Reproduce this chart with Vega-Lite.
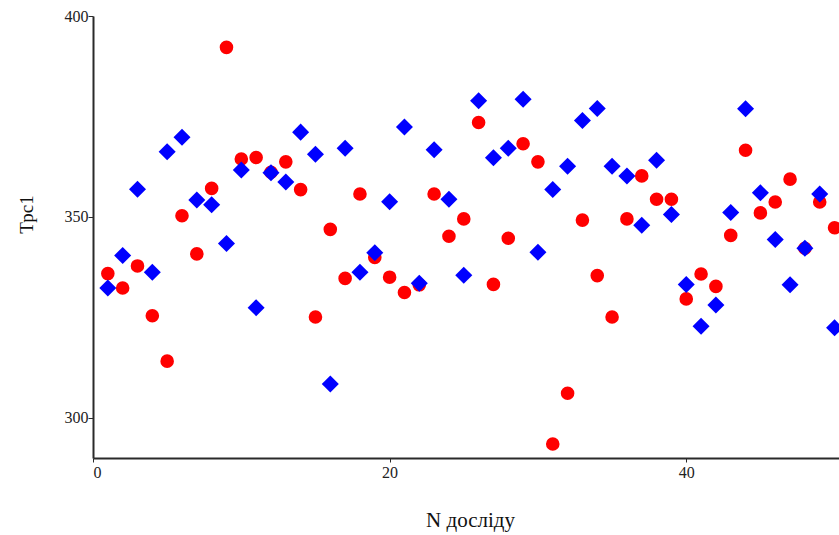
{
  "$schema": "https://vega.github.io/schema/vega-lite/v6.json",
  "width": 746,
  "height": 442,
  "autosize": {"type": "none"},
  "padding": {"left": 93, "top": 16, "right": 0, "bottom": 77},
  "background": "white",
  "config": {
    "view": {"stroke": null},
    "font": "Liberation Serif"
  },
  "data": {
    "values": [
      {"n": 1, "series": "red", "value": 335.9}, {"n": 1, "series": "blue", "value": 332.3},
      {"n": 2, "series": "red", "value": 332.3}, {"n": 2, "series": "blue", "value": 340.4},
      {"n": 3, "series": "red", "value": 337.8}, {"n": 3, "series": "blue", "value": 356.9},
      {"n": 4, "series": "red", "value": 325.4}, {"n": 4, "series": "blue", "value": 336.2},
      {"n": 5, "series": "red", "value": 314.1}, {"n": 5, "series": "blue", "value": 366.2},
      {"n": 6, "series": "red", "value": 350.3}, {"n": 6, "series": "blue", "value": 369.8},
      {"n": 7, "series": "red", "value": 340.8}, {"n": 7, "series": "blue", "value": 354.2},
      {"n": 8, "series": "red", "value": 357.1}, {"n": 8, "series": "blue", "value": 353.0},
      {"n": 9, "series": "red", "value": 392.2}, {"n": 9, "series": "blue", "value": 343.4},
      {"n": 10, "series": "red", "value": 364.4}, {"n": 10, "series": "blue", "value": 361.7},
      {"n": 11, "series": "red", "value": 364.8}, {"n": 11, "series": "blue", "value": 327.4},
      {"n": 12, "series": "red", "value": 361.1}, {"n": 12, "series": "blue", "value": 361.0},
      {"n": 13, "series": "red", "value": 363.7}, {"n": 13, "series": "blue", "value": 358.7},
      {"n": 14, "series": "red", "value": 356.8}, {"n": 14, "series": "blue", "value": 371.1},
      {"n": 15, "series": "red", "value": 325.1}, {"n": 15, "series": "blue", "value": 365.6},
      {"n": 16, "series": "red", "value": 346.9}, {"n": 16, "series": "blue", "value": 308.4},
      {"n": 17, "series": "red", "value": 334.7}, {"n": 17, "series": "blue", "value": 367.1},
      {"n": 18, "series": "red", "value": 355.7}, {"n": 18, "series": "blue", "value": 336.2},
      {"n": 19, "series": "red", "value": 339.9}, {"n": 19, "series": "blue", "value": 341.1},
      {"n": 20, "series": "red", "value": 335.0}, {"n": 20, "series": "blue", "value": 353.8},
      {"n": 21, "series": "red", "value": 331.2}, {"n": 21, "series": "blue", "value": 372.4},
      {"n": 22, "series": "red", "value": 333.1}, {"n": 22, "series": "blue", "value": 333.5},
      {"n": 23, "series": "red", "value": 355.7}, {"n": 23, "series": "blue", "value": 366.7},
      {"n": 24, "series": "red", "value": 345.2}, {"n": 24, "series": "blue", "value": 354.4},
      {"n": 25, "series": "red", "value": 349.5}, {"n": 25, "series": "blue", "value": 335.5},
      {"n": 26, "series": "red", "value": 373.5}, {"n": 26, "series": "blue", "value": 378.9},
      {"n": 27, "series": "red", "value": 333.2}, {"n": 27, "series": "blue", "value": 364.7},
      {"n": 28, "series": "red", "value": 344.7}, {"n": 28, "series": "blue", "value": 367.1},
      {"n": 29, "series": "red", "value": 368.2}, {"n": 29, "series": "blue", "value": 379.3},
      {"n": 30, "series": "red", "value": 363.7}, {"n": 30, "series": "blue", "value": 341.2},
      {"n": 31, "series": "red", "value": 293.5}, {"n": 31, "series": "blue", "value": 356.8},
      {"n": 32, "series": "red", "value": 306.1}, {"n": 32, "series": "blue", "value": 362.6},
      {"n": 33, "series": "red", "value": 349.2}, {"n": 33, "series": "blue", "value": 374.0},
      {"n": 34, "series": "red", "value": 335.4}, {"n": 34, "series": "blue", "value": 377.0},
      {"n": 35, "series": "red", "value": 325.1}, {"n": 35, "series": "blue", "value": 362.6},
      {"n": 36, "series": "red", "value": 349.5}, {"n": 36, "series": "blue", "value": 360.2},
      {"n": 37, "series": "red", "value": 360.2}, {"n": 37, "series": "blue", "value": 347.9},
      {"n": 38, "series": "red", "value": 354.4}, {"n": 38, "series": "blue", "value": 364.1},
      {"n": 39, "series": "red", "value": 354.4}, {"n": 39, "series": "blue", "value": 350.6},
      {"n": 40, "series": "red", "value": 329.6}, {"n": 40, "series": "blue", "value": 333.2},
      {"n": 41, "series": "red", "value": 335.8}, {"n": 41, "series": "blue", "value": 322.8},
      {"n": 42, "series": "red", "value": 332.7}, {"n": 42, "series": "blue", "value": 328.1},
      {"n": 43, "series": "red", "value": 345.4}, {"n": 43, "series": "blue", "value": 351.1},
      {"n": 44, "series": "red", "value": 366.6}, {"n": 44, "series": "blue", "value": 376.9},
      {"n": 45, "series": "red", "value": 351.0}, {"n": 45, "series": "blue", "value": 356.0},
      {"n": 46, "series": "red", "value": 353.7}, {"n": 46, "series": "blue", "value": 344.4},
      {"n": 47, "series": "red", "value": 359.4}, {"n": 47, "series": "blue", "value": 333.1},
      {"n": 48, "series": "red", "value": 342.2}, {"n": 48, "series": "blue", "value": 342.2},
      {"n": 49, "series": "red", "value": 353.7}, {"n": 49, "series": "blue", "value": 355.7},
      {"n": 50, "series": "red", "value": 347.3}, {"n": 50, "series": "blue", "value": 322.4}
    ]
  },
  "encoding": {
    "x": {
      "field": "n",
      "type": "quantitative",
      "scale": {"domain": [0, 50.3], "nice": false, "zero": false},
      "axis": {
        "title": "N досліду",
        "values": [0, 20, 40],
        "grid": false,
        "domainColor": "#2a2a2a",
        "domainWidth": 2,
        "tickColor": "#2a2a2a",
        "tickSize": 4,
        "labelColor": "#222",
        "labelFont": "Liberation Serif",
        "labelFontSize": 16,
        "labelDx": 4,
        "labelPadding": 2,
        "titleFont": "Liberation Serif",
        "titleFontSize": 21,
        "titleFontWeight": "normal",
        "titleColor": "#111",
        "titleX": 377,
        "titleY": 62,
        "titleBaseline": "middle"
      }
    },
    "y": {
      "field": "value",
      "type": "quantitative",
      "scale": {"domain": [290, 400], "nice": false, "zero": false},
      "axis": {
        "title": "Трс1",
        "values": [300, 350, 400],
        "grid": false,
        "domainColor": "#2a2a2a",
        "domainWidth": 2,
        "tickColor": "#2a2a2a",
        "tickSize": 5,
        "labelColor": "#222",
        "labelFont": "Liberation Serif",
        "labelFontSize": 16,
        "labelPadding": 0,
        "titleFont": "Liberation Serif",
        "titleFontSize": 19,
        "titleFontWeight": "normal",
        "titleColor": "#111",
        "titleX": -67,
        "titleY": 198,
        "titleBaseline": "middle"
      }
    }
  },
  "layer": [
    {
      "transform": [{"filter": "datum.series === 'red'"}],
      "mark": {"type": "point", "shape": "circle", "filled": true, "color": "#ff0000", "opacity": 1, "size": 185, "clip": true}
    },
    {
      "transform": [{"filter": "datum.series === 'blue'"}],
      "mark": {"type": "point", "shape": "diamond", "filled": true, "color": "#0000ff", "opacity": 1, "size": 290, "clip": true}
    }
  ]
}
-.-.-
Make an exact copy of the listing above. Do not include the pictures.

Reproduce this chart with Vega-Lite.
{
  "$schema": "https://vega.github.io/schema/vega-lite/v6.json",
  "width": 746,
  "height": 442,
  "autosize": {"type": "none"},
  "padding": {"left": 93, "top": 16, "right": 0, "bottom": 77},
  "background": "white",
  "config": {
    "view": {"stroke": null},
    "font": "Liberation Serif"
  },
  "data": {
    "values": [
      {"n": 1, "series": "red", "value": 335.9}, {"n": 1, "series": "blue", "value": 332.3},
      {"n": 2, "series": "red", "value": 332.3}, {"n": 2, "series": "blue", "value": 340.4},
      {"n": 3, "series": "red", "value": 337.8}, {"n": 3, "series": "blue", "value": 356.9},
      {"n": 4, "series": "red", "value": 325.4}, {"n": 4, "series": "blue", "value": 336.2},
      {"n": 5, "series": "red", "value": 314.1}, {"n": 5, "series": "blue", "value": 366.2},
      {"n": 6, "series": "red", "value": 350.3}, {"n": 6, "series": "blue", "value": 369.8},
      {"n": 7, "series": "red", "value": 340.8}, {"n": 7, "series": "blue", "value": 354.2},
      {"n": 8, "series": "red", "value": 357.1}, {"n": 8, "series": "blue", "value": 353.0},
      {"n": 9, "series": "red", "value": 392.2}, {"n": 9, "series": "blue", "value": 343.4},
      {"n": 10, "series": "red", "value": 364.4}, {"n": 10, "series": "blue", "value": 361.7},
      {"n": 11, "series": "red", "value": 364.8}, {"n": 11, "series": "blue", "value": 327.4},
      {"n": 12, "series": "red", "value": 361.1}, {"n": 12, "series": "blue", "value": 361.0},
      {"n": 13, "series": "red", "value": 363.7}, {"n": 13, "series": "blue", "value": 358.7},
      {"n": 14, "series": "red", "value": 356.8}, {"n": 14, "series": "blue", "value": 371.1},
      {"n": 15, "series": "red", "value": 325.1}, {"n": 15, "series": "blue", "value": 365.6},
      {"n": 16, "series": "red", "value": 346.9}, {"n": 16, "series": "blue", "value": 308.4},
      {"n": 17, "series": "red", "value": 334.7}, {"n": 17, "series": "blue", "value": 367.1},
      {"n": 18, "series": "red", "value": 355.7}, {"n": 18, "series": "blue", "value": 336.2},
      {"n": 19, "series": "red", "value": 339.9}, {"n": 19, "series": "blue", "value": 341.1},
      {"n": 20, "series": "red", "value": 335.0}, {"n": 20, "series": "blue", "value": 353.8},
      {"n": 21, "series": "red", "value": 331.2}, {"n": 21, "series": "blue", "value": 372.4},
      {"n": 22, "series": "red", "value": 333.1}, {"n": 22, "series": "blue", "value": 333.5},
      {"n": 23, "series": "red", "value": 355.7}, {"n": 23, "series": "blue", "value": 366.7},
      {"n": 24, "series": "red", "value": 345.2}, {"n": 24, "series": "blue", "value": 354.4},
      {"n": 25, "series": "red", "value": 349.5}, {"n": 25, "series": "blue", "value": 335.5},
      {"n": 26, "series": "red", "value": 373.5}, {"n": 26, "series": "blue", "value": 378.9},
      {"n": 27, "series": "red", "value": 333.2}, {"n": 27, "series": "blue", "value": 364.7},
      {"n": 28, "series": "red", "value": 344.7}, {"n": 28, "series": "blue", "value": 367.1},
      {"n": 29, "series": "red", "value": 368.2}, {"n": 29, "series": "blue", "value": 379.3},
      {"n": 30, "series": "red", "value": 363.7}, {"n": 30, "series": "blue", "value": 341.2},
      {"n": 31, "series": "red", "value": 293.5}, {"n": 31, "series": "blue", "value": 356.8},
      {"n": 32, "series": "red", "value": 306.1}, {"n": 32, "series": "blue", "value": 362.6},
      {"n": 33, "series": "red", "value": 349.2}, {"n": 33, "series": "blue", "value": 374.0},
      {"n": 34, "series": "red", "value": 335.4}, {"n": 34, "series": "blue", "value": 377.0},
      {"n": 35, "series": "red", "value": 325.1}, {"n": 35, "series": "blue", "value": 362.6},
      {"n": 36, "series": "red", "value": 349.5}, {"n": 36, "series": "blue", "value": 360.2},
      {"n": 37, "series": "red", "value": 360.2}, {"n": 37, "series": "blue", "value": 347.9},
      {"n": 38, "series": "red", "value": 354.4}, {"n": 38, "series": "blue", "value": 364.1},
      {"n": 39, "series": "red", "value": 354.4}, {"n": 39, "series": "blue", "value": 350.6},
      {"n": 40, "series": "red", "value": 329.6}, {"n": 40, "series": "blue", "value": 333.2},
      {"n": 41, "series": "red", "value": 335.8}, {"n": 41, "series": "blue", "value": 322.8},
      {"n": 42, "series": "red", "value": 332.7}, {"n": 42, "series": "blue", "value": 328.1},
      {"n": 43, "series": "red", "value": 345.4}, {"n": 43, "series": "blue", "value": 351.1},
      {"n": 44, "series": "red", "value": 366.6}, {"n": 44, "series": "blue", "value": 376.9},
      {"n": 45, "series": "red", "value": 351.0}, {"n": 45, "series": "blue", "value": 356.0},
      {"n": 46, "series": "red", "value": 353.7}, {"n": 46, "series": "blue", "value": 344.4},
      {"n": 47, "series": "red", "value": 359.4}, {"n": 47, "series": "blue", "value": 333.1},
      {"n": 48, "series": "red", "value": 342.2}, {"n": 48, "series": "blue", "value": 342.2},
      {"n": 49, "series": "red", "value": 353.7}, {"n": 49, "series": "blue", "value": 355.7},
      {"n": 50, "series": "red", "value": 347.3}, {"n": 50, "series": "blue", "value": 322.4}
    ]
  },
  "encoding": {
    "x": {
      "field": "n",
      "type": "quantitative",
      "scale": {"domain": [0, 50.3], "nice": false, "zero": false},
      "axis": {
        "title": "N досліду",
        "values": [0, 20, 40],
        "grid": false,
        "domainColor": "#2a2a2a",
        "domainWidth": 2,
        "tickColor": "#2a2a2a",
        "tickSize": 4,
        "labelColor": "#222",
        "labelFont": "Liberation Serif",
        "labelFontSize": 16,
        "labelDx": 4,
        "labelPadding": 2,
        "titleFont": "Liberation Serif",
        "titleFontSize": 21,
        "titleFontWeight": "normal",
        "titleColor": "#111",
        "titleX": 377,
        "titleY": 62,
        "titleBaseline": "middle"
      }
    },
    "y": {
      "field": "value",
      "type": "quantitative",
      "scale": {"domain": [290, 400], "nice": false, "zero": false},
      "axis": {
        "title": "Трс1",
        "values": [300, 350, 400],
        "grid": false,
        "domainColor": "#2a2a2a",
        "domainWidth": 2,
        "tickColor": "#2a2a2a",
        "tickSize": 5,
        "labelColor": "#222",
        "labelFont": "Liberation Serif",
        "labelFontSize": 16,
        "labelPadding": 0,
        "titleFont": "Liberation Serif",
        "titleFontSize": 19,
        "titleFontWeight": "normal",
        "titleColor": "#111",
        "titleX": -67,
        "titleY": 198,
        "titleBaseline": "middle"
      }
    }
  },
  "layer": [
    {
      "transform": [{"filter": "datum.series === 'red'"}],
      "mark": {"type": "point", "shape": "circle", "filled": true, "color": "#ff0000", "opacity": 1, "size": 185, "clip": true}
    },
    {
      "transform": [{"filter": "datum.series === 'blue'"}],
      "mark": {"type": "point", "shape": "diamond", "filled": true, "color": "#0000ff", "opacity": 1, "size": 290, "clip": true}
    }
  ]
}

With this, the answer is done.